While welcoming the gains achieved so far, he stressed that significant work remains to be done to close the gap and unlock the country’s full revenue potential.

The challenge, according to him, underscores the importance of continuing reforms designed to improve efficiency across tax administration systems, reduce revenue leakages, widen the tax base, and encourage greater voluntary tax compliance among citizens and businesses.

Analysts argue that broadening the tax net rather than increasing the burden on existing taxpayers will be essential to sustaining revenue growth without negatively affecting economic activity.

One of the most significant pillars of Ghana’s revenue transformation strategy is the increasing use of technology and innovation within tax administration systems.

Mr. Ampem identified modern and integrated revenue management platforms as critical tools for driving efficiency and enhancing transparency. He noted that stronger institutional collaboration and improved capacity building will also play a vital role in sustaining recent gains.

The government believes that leveraging digital technologies can help eliminate inefficiencies, improve taxpayer services, strengthen monitoring systems, and reduce opportunities for tax evasion.

The ongoing digitalisation agenda is expected to make tax administration more citizen-friendly while simultaneously boosting government revenue collection efforts.

Tax Modernisation

At the heart of Ghana’s reform agenda is the Ghana Tax Modernisation Project, an ambitious initiative being implemented with support from the Korea International Cooperation Agency and the Korea Institute of Public Finance.

The project seeks to transform Ghana’s tax administration system through technological innovation, institutional strengthening, knowledge transfer, and capacity development.

As Chairman of the project’s Steering Committee, Mr. Ampem highlighted the strategic importance of the initiative to Ghana’s long-term revenue mobilisation agenda.

He explained that the project is expected to culminate in the development of a comprehensive Tax Modernisation Master Plan that will serve as a roadmap for future reforms.

The plan is expected to guide the creation of a more efficient, transparent, accountable, and citizen-centred tax administration framework capable of supporting national development objectives.

Fiscal Sustainability

Beyond increasing revenue collection, the government’s vision extends to building a modern tax ecosystem that promotes public trust and strengthens accountability.

Officials believe that transparent and efficient tax administration can encourage greater compliance while improving the relationship between taxpayers and government institutions.

Mr.

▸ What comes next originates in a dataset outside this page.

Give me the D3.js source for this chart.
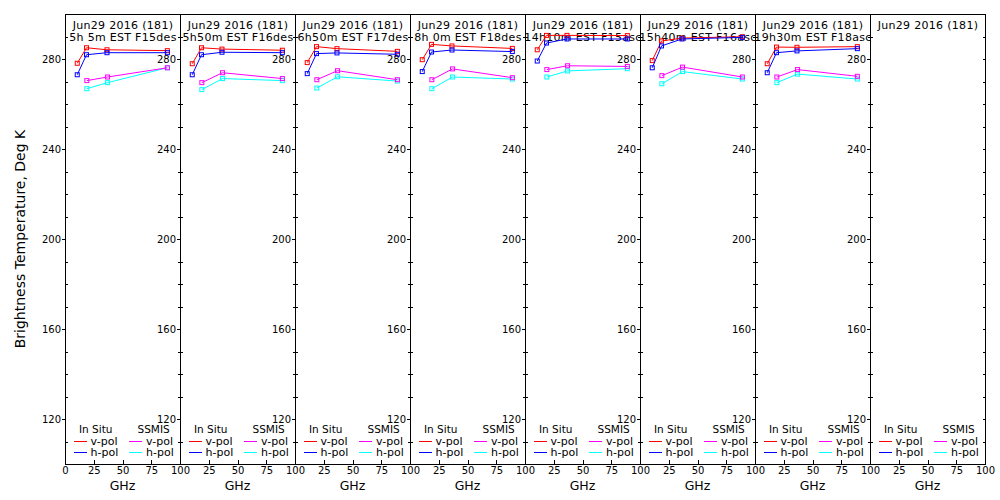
<!DOCTYPE html>
<html>
<head>
<meta charset="utf-8">
<script src="https://cdn.jsdelivr.net/npm/d3@7"></script>
<style>
  html, body { margin: 0; padding: 0; background: #ffffff; }
  svg { display: block; }
  text { font-family: "DejaVu Sans", sans-serif; fill: #000; }
</style>
</head>
<body>
<svg id="chart" width="1000" height="500"></svg>
<script>
// ---- data ----
const panelDates = ["Jun29 2016 (181)", "Jun29 2016 (181)", "Jun29 2016 (181)", "Jun29 2016 (181)",
                    "Jun29 2016 (181)", "Jun29 2016 (181)", "Jun29 2016 (181)", "Jun29 2016 (181)"];
const panelTimes = ["5h 5m EST F15des", "5h50m EST F16des", "6h50m EST F17des", "8h 0m EST F18des",
                    "14h10m EST F15asc", "15h40m EST F16asc", "19h30m EST F18asc", ""];
const insituFreq = [10.65, 18.7, 36.5, 89];
const ssmisFreq = [19, 37, 89];
const insituV = [
  [278.1, 285.0, 284.1, 283.7],
  [277.9, 285.0, 284.4, 283.9],
  [278.4, 285.5, 284.6, 283.4],
  [279.7, 286.5, 285.8, 284.7],
  [284.1, 290.5, 290.5, 290.4],
  [279.3, 288.0, 289.3, 289.9],
  [277.9, 285.3, 285.2, 285.5],
  []
];
const insituH = [
  [273.0, 281.9, 282.8, 282.8],
  [273.0, 281.9, 283.0, 282.8],
  [273.5, 282.4, 282.7, 282.1],
  [274.4, 283.1, 284.0, 283.3],
  [279.1, 287.1, 288.9, 288.9],
  [276.1, 285.8, 288.9, 289.6],
  [273.9, 282.8, 283.6, 284.6],
  []
];
const ssmisV = [
  [270.4, 272.0, 276.1],
  [269.5, 273.9, 271.3],
  [270.8, 274.8, 270.8],
  [270.8, 275.6, 271.7],
  [275.3, 277.0, 276.7],
  [272.6, 276.4, 272.0],
  [272.0, 275.3, 272.3],
  []
];
const ssmisH = [
  [266.8, 269.5, 276.1],
  [266.4, 271.3, 270.4],
  [267.1, 272.1, 270.2],
  [266.8, 272.0, 271.1],
  [272.0, 274.7, 275.7],
  [269.0, 274.4, 271.1],
  [269.5, 273.3, 271.1],
  []
];
const yTicks = [120, 160, 200, 240, 280];
const yMinorTicks = [110, 120, 130, 140, 150, 160, 170, 180, 190, 200, 210, 220, 230, 240, 250, 260, 270, 280, 290];
const xTicks = [0, 25, 50, 75, 100];
const seriesNames = ["v-pol", "h-pol"];
const colors = { inV: "#ff0000", inH: "#0000ff", ssV: "#ff00ff", ssH: "#00ffff" };

// ---- layout ----
const left0 = 65, panelW = 115, plotTop = 14, plotBottom = 464;
const nPanels = panelDates.length;

const svg = d3.select("#chart");
const x = d3.scaleLinear().domain([0, 100]).range([0, panelW]);
const y = d3.scaleLinear().domain([100, 300]).range([plotBottom, plotTop]);

// y-axis title
svg.append("text")
  .attr("transform", `translate(25,${(plotTop + plotBottom) / 2}) rotate(-90)`)
  .attr("text-anchor", "middle")
  .style("font-size", "14px")
  .text("Brightness Temperature, Deg K");

const line = d3.line().x(d => x(d[0])).y(d => y(d[1]));

for (let i = 0; i < nPanels; i++) {
  const g = svg.append("g").attr("transform", `translate(${left0 + i * panelW},0)`);

  // frame
  g.append("rect")
    .attr("x", 0).attr("y", plotTop).attr("width", panelW).attr("height", plotBottom - plotTop)
    .attr("fill", "none").attr("stroke", "#000").attr("stroke-width", 1)
    .attr("shape-rendering", "crispEdges");

  // left axis: major ticks outward with labels
  const ax = g.append("g").call(d3.axisLeft(y).tickValues(yTicks).tickSize(3).tickPadding(1).tickFormat(d3.format("d")));
  ax.select(".domain").remove();
  ax.selectAll("text").style("font-size", "10px").style("font-family", "DejaVu Sans, sans-serif");
  // left axis minor ticks inward
  const axm = g.append("g").call(d3.axisLeft(y).tickValues(yMinorTicks.filter(v => !yTicks.includes(v))).tickSize(-3).tickFormat(""));
  axm.select(".domain").remove();
  // right axis ticks inward
  const axr = g.append("g").attr("transform", `translate(${panelW},0)`)
    .call(d3.axisRight(y).tickValues(yMinorTicks).tickSize(-2).tickFormat(""));
  axr.select(".domain").remove();

  // bottom axis
  const bx = g.append("g").attr("transform", `translate(0,${plotBottom})`)
    .call(d3.axisBottom(x).tickValues(i === 0 ? xTicks : xTicks.slice(1)).tickSize(-4).tickPadding(3).tickFormat(d3.format("d")));
  bx.select(".domain").remove();
  bx.selectAll("text").style("font-size", "10px").style("font-family", "DejaVu Sans, sans-serif");

  g.selectAll(".tick line").attr("shape-rendering", "crispEdges");

  // x-axis title
  g.append("text").attr("x", panelW / 2).attr("y", 490).attr("text-anchor", "middle")
    .style("font-size", "12.5px").text("GHz");

  // headers
  g.append("text").attr("x", panelW / 2 + 0.5).attr("y", 28.5).attr("text-anchor", "middle")
    .style("font-size", "11px").style("letter-spacing", "0.3px").text(panelDates[i]);
  g.append("text").attr("x", panelW / 2 + 0.5).attr("y", 41).attr("text-anchor", "middle")
    .attr("xml:space", "preserve")
    .style("font-size", "11px").style("letter-spacing", "0.3px").style("white-space", "pre").text(panelTimes[i]);

  // data
  const series = [
    { f: ssmisFreq, v: ssmisH[i], c: colors.ssH },
    { f: ssmisFreq, v: ssmisV[i], c: colors.ssV },
    { f: insituFreq, v: insituV[i], c: colors.inV },
    { f: insituFreq, v: insituH[i], c: colors.inH }
  ];
  series.forEach(s => {
    if (!s.v.length) return;
    const pts = s.f.map((f, k) => [f, s.v[k]]);
    g.append("path").datum(pts).attr("d", line)
      .attr("fill", "none").attr("stroke", s.c).attr("stroke-width", 1);
    g.selectAll(null).data(pts).enter().append("rect")
      .attr("x", d => x(d[0]) - 2).attr("y", d => y(d[1]) - 2)
      .attr("width", 4).attr("height", 4)
      .attr("fill", "none").attr("stroke", s.c).attr("stroke-width", 1);
  });

  // legend
  const lg = g.append("g");
  lg.append("text").attr("x", 14).attr("y", 433).style("font-size", "10.5px").text("In Situ");
  lg.append("text").attr("x", 72.5).attr("y", 433).style("font-size", "10.5px").text("SSMIS");
  const legRows = [
    { name: seriesNames[0], cin: colors.inV, css: colors.ssV, yy: 441.5 },
    { name: seriesNames[1], cin: colors.inH, css: colors.ssH, yy: 452.5 }
  ];
  legRows.forEach(r => {
    lg.append("line").attr("x1", 9).attr("x2", 22).attr("y1", r.yy).attr("y2", r.yy)
      .attr("stroke", r.cin).attr("stroke-width", 1).attr("shape-rendering", "crispEdges");
    lg.append("text").attr("x", 25.5).attr("y", r.yy + 3.5).style("font-size", "11px").text(r.name);
    lg.append("line").attr("x1", 64).attr("x2", 77).attr("y1", r.yy).attr("y2", r.yy)
      .attr("stroke", r.css).attr("stroke-width", 1).attr("shape-rendering", "crispEdges");
    lg.append("text").attr("x", 81).attr("y", r.yy + 3.5).style("font-size", "11px").text(r.name);
  });
}
</script>
</body>
</html>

Ampem expressed appreciation to the Government of Korea and other development partners for their continued support, describing the collaboration as instrumental in helping Ghana consolidate recent economic gains and accelerate institutional reforms.

He expressed confidence that lessons from Korea’s development journey would provide valuable insights for Ghana as it seeks to establish a resilient and effective tax system capable of financing the country’s development priorities.